A epístola aos Filipenses enfatiza uma vida em que o amor e a excelência aumentem mais e mais até o dia de Cristo (1.9-10); em que o "viver é Cristo, e o morrer é ganho" (1.21). Fala do esvaziamento do Filho por amor e obediência ao Pai (2.5-8) em contraste com uma igreja egoísta: "todos buscam o que é seu e não o que é de Cristo Jesus" (2.21). Exalta Epafrodito enquanto servo, colaborador, quase morto por causa do Evangelho (2.25-30). O apóstolo Paulo coloca suas conquistas e tudo mais como perda (3.7), pois tem um alvo (3.14) e uma pátria (3.20).

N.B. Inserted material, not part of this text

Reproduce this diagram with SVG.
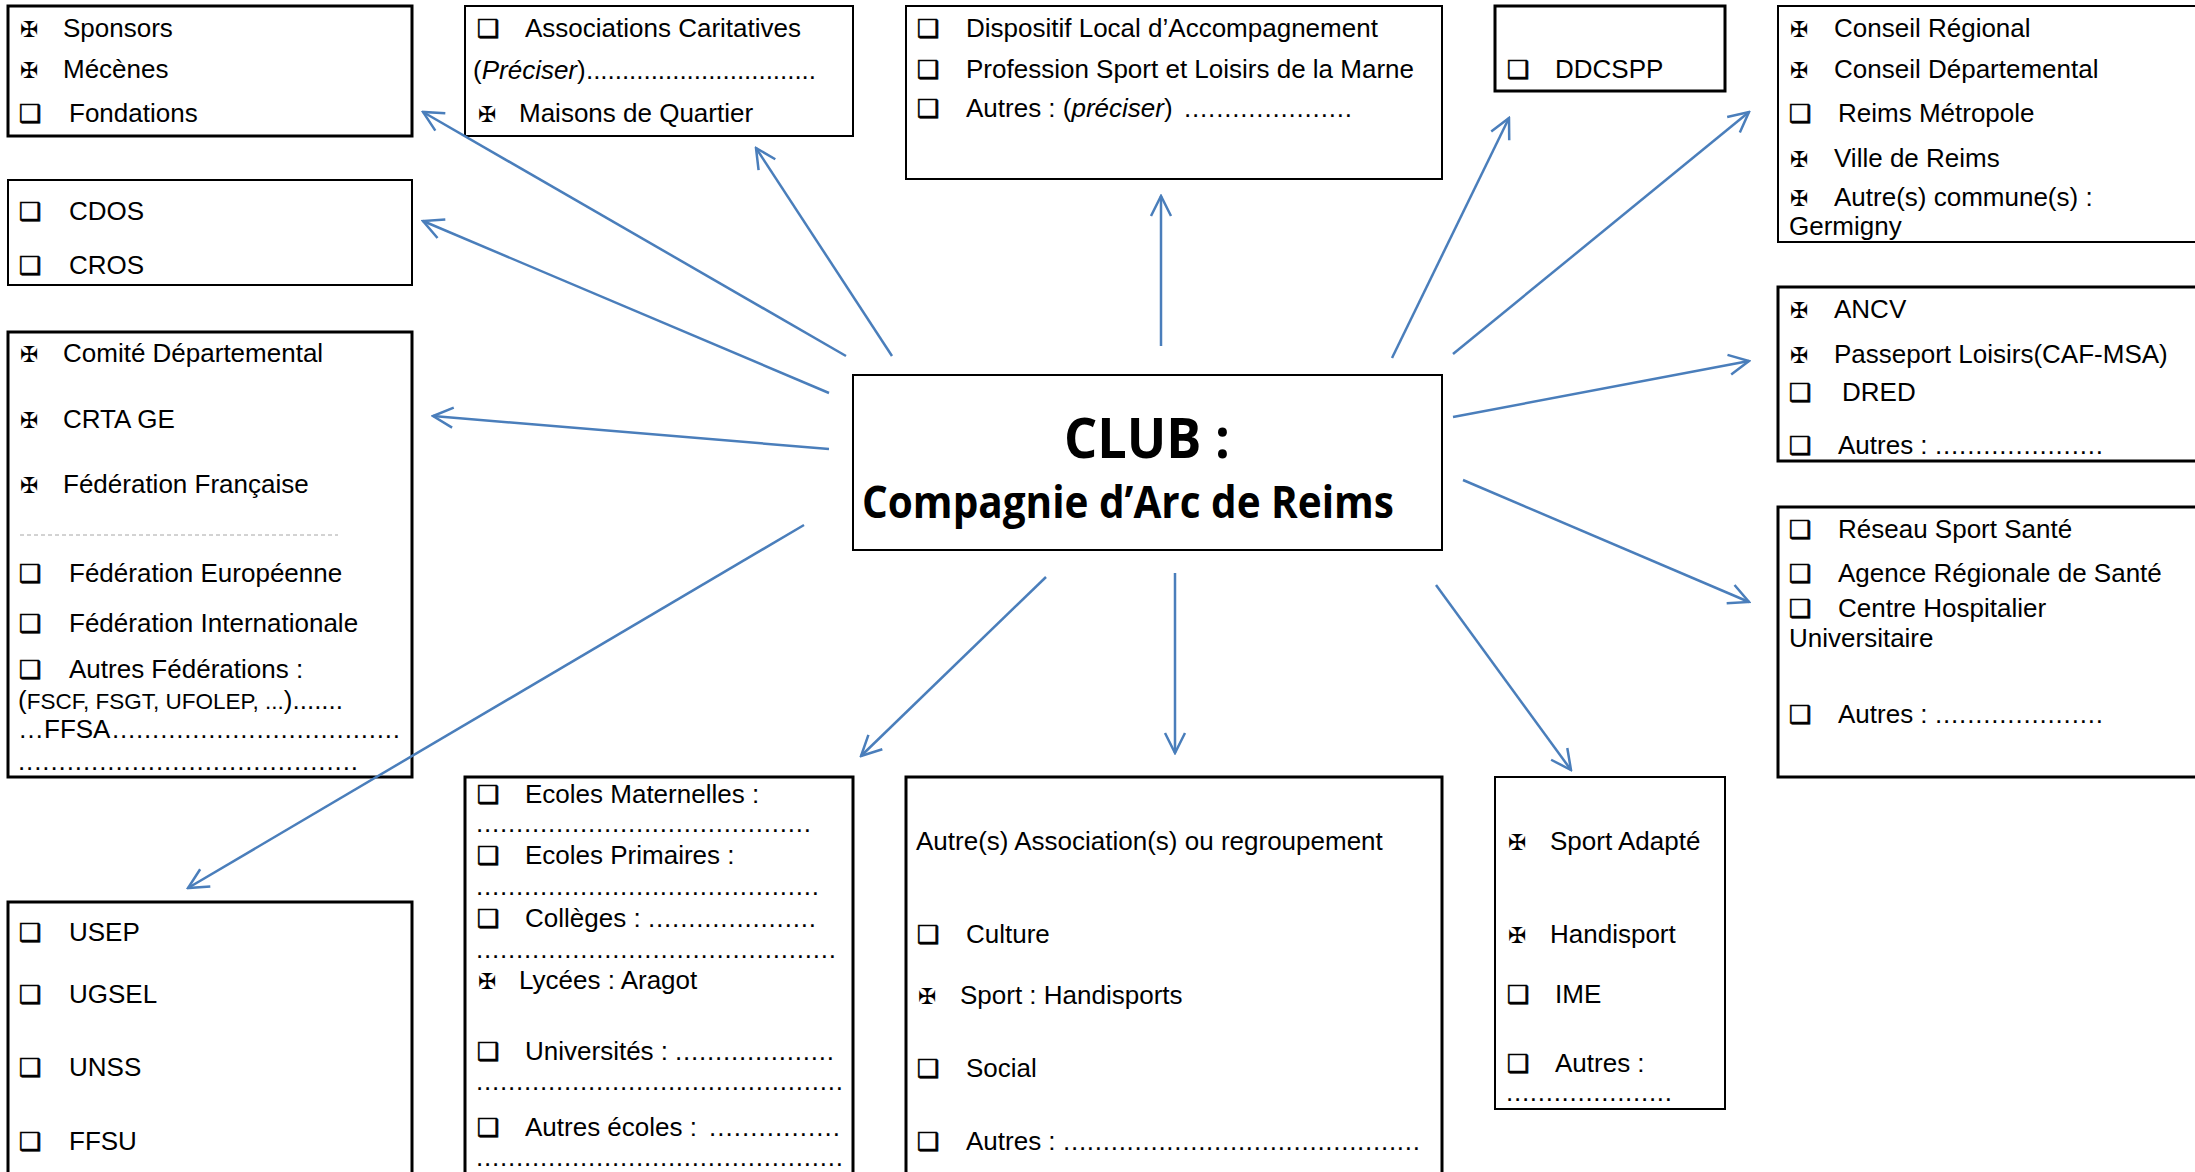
<svg xmlns="http://www.w3.org/2000/svg" width="2195" height="1172" viewBox="0 0 2195 1172">
<style>
.t{font-family:"Liberation Sans",Arial,sans-serif;font-size:26px;fill:#000}
.b{font-family:"DejaVu Sans",sans-serif;font-size:22px;fill:#000}
.q{font-family:"DejaVu Sans",sans-serif;font-size:25px;fill:#000;stroke:#000;stroke-width:0.6}
.box{fill:#fff;stroke:#000;stroke-width:2}
.thick{stroke-width:3}
.conn{stroke:#4A7EBB;stroke-width:2.5;fill:none;marker-end:url(#arr)}
.club{font-family:"Open Sans","Liberation Sans",sans-serif;font-weight:bold;fill:#000}
</style>
<defs>
<marker id="arr" viewBox="0 0 24 24" refX="22" refY="12" markerWidth="24" markerHeight="24" markerUnits="userSpaceOnUse" orient="auto">
<path d="M2,2 L22,12 L2,22" fill="none" stroke="#4A7EBB" stroke-width="2.5"/>
</marker>
</defs>
<rect width="2195" height="1172" fill="#fff"/>

<g id="sponsors">
<rect class="box thick" x="8" y="6" width="404" height="130"/>
<text class="b" x="20" y="37">✠</text><text class="t" x="63" y="37">Sponsors</text>
<text class="b" x="20" y="78">✠</text><text class="t" x="63" y="78">Mécènes</text>
<text class="q" x="19" y="122">❑</text><text class="t" x="69" y="122">Fondations</text>
</g>

<g id="cdos">
<rect class="box" x="8" y="180" width="404" height="105"/>
<text class="q" x="19" y="220">❑</text><text class="t" x="69" y="220">CDOS</text>
<text class="q" x="19" y="274">❑</text><text class="t" x="69" y="274">CROS</text>
</g>

<g id="federations">
<rect class="box thick" x="8" y="332" width="404" height="445"/>
<text class="b" x="20" y="362">✠</text><text class="t" x="63" y="362">Comité Départemental</text>
<text class="b" x="20" y="428">✠</text><text class="t" x="63" y="428">CRTA GE</text>
<text class="b" x="20" y="493">✠</text><text class="t" x="63" y="493">Fédération Française</text>
<line x1="20" y1="535" x2="338" y2="535" stroke="#a6a6a6" stroke-width="1" stroke-dasharray="4,3"/>
<text class="q" x="19" y="582">❑</text><text class="t" x="69" y="582">Fédération Européenne</text>
<text class="q" x="19" y="632">❑</text><text class="t" x="69" y="632">Fédération Internationale</text>
<text class="q" x="19" y="678">❑</text><text class="t" x="69" y="678">Autres Fédérations :</text>
<text class="t" x="18" y="709">(<tspan font-size="22.5">FSCF, FSGT, UFOLEP, ...</tspan>).......</text>
<text class="t" x="18" y="738">…FFSA</text><text class="t" x="112" y="738" textLength="288">....................................</text>
<text class="t" x="18" y="770" textLength="340">..........................................</text>
</g>

<g id="scolaire-federations">
<rect class="box thick" x="8" y="902" width="404" height="290"/>
<text class="q" x="19" y="941">❑</text><text class="t" x="69" y="941">USEP</text>
<text class="q" x="19" y="1003">❑</text><text class="t" x="69" y="1003">UGSEL</text>
<text class="q" x="19" y="1076">❑</text><text class="t" x="69" y="1076">UNSS</text>
<text class="q" x="19" y="1150">❑</text><text class="t" x="69" y="1150">FFSU</text>
</g>

<g id="associations">
<rect class="box" x="465" y="6" width="388" height="130"/>
<text class="q" x="477" y="37">❑</text><text class="t" x="525" y="37">Associations Caritatives</text>
<text class="t" x="473" y="79">(<tspan font-style="italic">Préciser</tspan>)</text><text class="t" x="586" y="79" textLength="230">................................</text>
<text class="b" x="478" y="122">✠</text><text class="t" x="519" y="122">Maisons de Quartier</text>
</g>

<g id="dispositif">
<rect class="box" x="906" y="6" width="536" height="173"/>
<text class="q" x="917" y="37">❑</text><text class="t" x="966" y="37">Dispositif Local d’Accompagnement</text>
<text class="q" x="917" y="78">❑</text><text class="t" x="966" y="78">Profession Sport et Loisirs de la Marne</text>
<text class="q" x="917" y="117">❑</text><text class="t" x="966" y="117">Autres : (<tspan font-style="italic">préciser</tspan>)</text><text class="t" x="1184" y="117" textLength="168">.....................</text>
</g>

<g id="ddcspp">
<rect class="box thick" x="1495" y="6" width="230" height="85"/>
<text class="q" x="1507" y="78">❑</text><text class="t" x="1555" y="78">DDCSPP</text>
</g>

<g id="collectivites">
<rect class="box" x="1778" y="6" width="430" height="236"/>
<text class="b" x="1790" y="37">✠</text><text class="t" x="1834" y="37">Conseil Régional</text>
<text class="b" x="1790" y="78">✠</text><text class="t" x="1834" y="78">Conseil Départemental</text>
<text class="q" x="1789" y="122">❑</text><text class="t" x="1838" y="122">Reims Métropole</text>
<text class="b" x="1790" y="167">✠</text><text class="t" x="1834" y="167">Ville de Reims</text>
<text class="b" x="1790" y="206">✠</text><text class="t" x="1834" y="206">Autre(s) commune(s) :</text>
<text class="t" x="1789" y="235">Germigny</text>
</g>

<g id="ancv">
<rect class="box thick" x="1778" y="287" width="430" height="174"/>
<text class="b" x="1790" y="318">✠</text><text class="t" x="1834" y="318">ANCV</text>
<text class="b" x="1790" y="363">✠</text><text class="t" x="1834" y="363">Passeport Loisirs(CAF-MSA)</text>
<text class="q" x="1789" y="401">❑</text><text class="t" x="1842" y="401">DRED</text>
<text class="q" x="1789" y="454">❑</text><text class="t" x="1838" y="454">Autres : </text><text class="t" x="1935" y="454" textLength="168">.....................</text>
</g>

<g id="sante">
<rect class="box thick" x="1778" y="507" width="430" height="270"/>
<text class="q" x="1789" y="538">❑</text><text class="t" x="1838" y="538">Réseau Sport Santé</text>
<text class="q" x="1789" y="582">❑</text><text class="t" x="1838" y="582">Agence Régionale de Santé</text>
<text class="q" x="1789" y="617">❑</text><text class="t" x="1838" y="617">Centre Hospitalier</text>
<text class="t" x="1789" y="647">Universitaire</text>
<text class="q" x="1789" y="723">❑</text><text class="t" x="1838" y="723">Autres : </text><text class="t" x="1935" y="723" textLength="168">.....................</text>
</g>

<g id="club">
<rect class="box" x="853" y="375" width="589" height="175"/>
<text class="club" x="1064" y="458" font-size="56" textLength="166" lengthAdjust="spacingAndGlyphs">CLUB :</text>
<text class="club" x="862" y="518" font-size="44" textLength="532" lengthAdjust="spacingAndGlyphs">Compagnie d’Arc de Reims</text>
</g>

<g id="ecoles">
<rect class="box thick" x="465" y="777" width="388" height="420"/>
<text class="q" x="477" y="803">❑</text><text class="t" x="525" y="803">Ecoles Maternelles :</text>
<text class="t" x="476" y="832" textLength="335">..........................................</text>
<text class="q" x="477" y="864">❑</text><text class="t" x="525" y="864">Ecoles Primaires :</text>
<text class="t" x="476" y="895" textLength="343">...........................................</text>
<text class="q" x="477" y="927">❑</text><text class="t" x="525" y="927">Collèges : </text><text class="t" x="648" y="927" textLength="168">.....................</text>
<text class="t" x="476" y="958" textLength="360">.............................................</text>
<text class="b" x="478" y="989">✠</text><text class="t" x="519" y="989">Lycées : Aragot</text>
<text class="q" x="477" y="1060">❑</text><text class="t" x="525" y="1060">Universités : </text><text class="t" x="675" y="1060" textLength="159">....................</text>
<text class="t" x="476" y="1090" textLength="367">..............................................</text>
<text class="q" x="477" y="1136">❑</text><text class="t" x="525" y="1136">Autres écoles : </text><text class="t" x="709" y="1136" textLength="131">................</text>
<text class="t" x="476" y="1166" textLength="367">..............................................</text>
</g>

<g id="autres-associations">
<rect class="box thick" x="906" y="777" width="536" height="420"/>
<text class="t" x="916" y="850">Autre(s) Association(s) ou regroupement</text>
<text class="q" x="917" y="943">❑</text><text class="t" x="966" y="943">Culture</text>
<text class="b" x="918" y="1004">✠</text><text class="t" x="960" y="1004">Sport : Handisports</text>
<text class="q" x="917" y="1077">❑</text><text class="t" x="966" y="1077">Social</text>
<text class="q" x="917" y="1150">❑</text><text class="t" x="966" y="1150">Autres : </text><text class="t" x="1063" y="1150" textLength="357">.............................................</text>
</g>

<g id="handicap">
<rect class="box" x="1495" y="777" width="230" height="332"/>
<text class="b" x="1508" y="850">✠</text><text class="t" x="1550" y="850">Sport Adapté</text>
<text class="b" x="1508" y="943">✠</text><text class="t" x="1550" y="943">Handisport</text>
<text class="q" x="1507" y="1003">❑</text><text class="t" x="1555" y="1003">IME</text>
<text class="q" x="1507" y="1072">❑</text><text class="t" x="1555" y="1072">Autres :</text>
<text class="t" x="1506" y="1101" textLength="166">.....................</text>
</g>

<g id="connectors">
<line class="conn" x1="846" y1="356" x2="423" y2="112"/>
<line class="conn" x1="829" y1="393" x2="423" y2="221"/>
<line class="conn" x1="829" y1="449" x2="433" y2="416"/>
<line class="conn" x1="804" y1="525" x2="188" y2="888"/>
<line class="conn" x1="892" y1="356" x2="756" y2="148"/>
<line class="conn" x1="1161" y1="346" x2="1161" y2="196"/>
<line class="conn" x1="1392" y1="358" x2="1509" y2="118"/>
<line class="conn" x1="1453" y1="354" x2="1749" y2="112"/>
<line class="conn" x1="1453" y1="417" x2="1749" y2="361"/>
<line class="conn" x1="1463" y1="480" x2="1749" y2="602"/>
<line class="conn" x1="1436" y1="585" x2="1571" y2="770"/>
<line class="conn" x1="1175" y1="573" x2="1175" y2="753"/>
<line class="conn" x1="1046" y1="577" x2="861" y2="756"/>
</g>
</svg>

Por isso, exorta os crentes a não ficarem ansiosos (4.6), a pensarem no que tem virtude e louvor (4.8). Paulo sabia passar necessidade e abundância (4.12), pois tinha uma certeza (e aqui aparece outro chavão): "Posso todas as coisas naquele que me fortalece" (4.13).

Portanto, a tal "boa obra" que Deus começou na verdade aponta para todos esses aspectos e fatos da igreja em Filipos e do apostolado de Paulo, e para a consumação de todas as coisas em Jesus. É uma promessa rica em ensinamentos e significados se considerada a abnegação do servo de Deus, que tem Cristo por alvo e o Evangelho como valor maior da vida.

Abel, Enoque, Noé, Abraão e Sara passaram. Você e eu vamos passar. Algumas coisas veremos, outras não. Mas tudo o que Deus prometeu irá se cumprir. Resta-nos crer, esperar Nele e viver segundo os Seus propósitos e vontade.

"Retenhamos firmes a confissão da nossa esperança, porque fiel é o que prometeu" (Hebreus 10.23).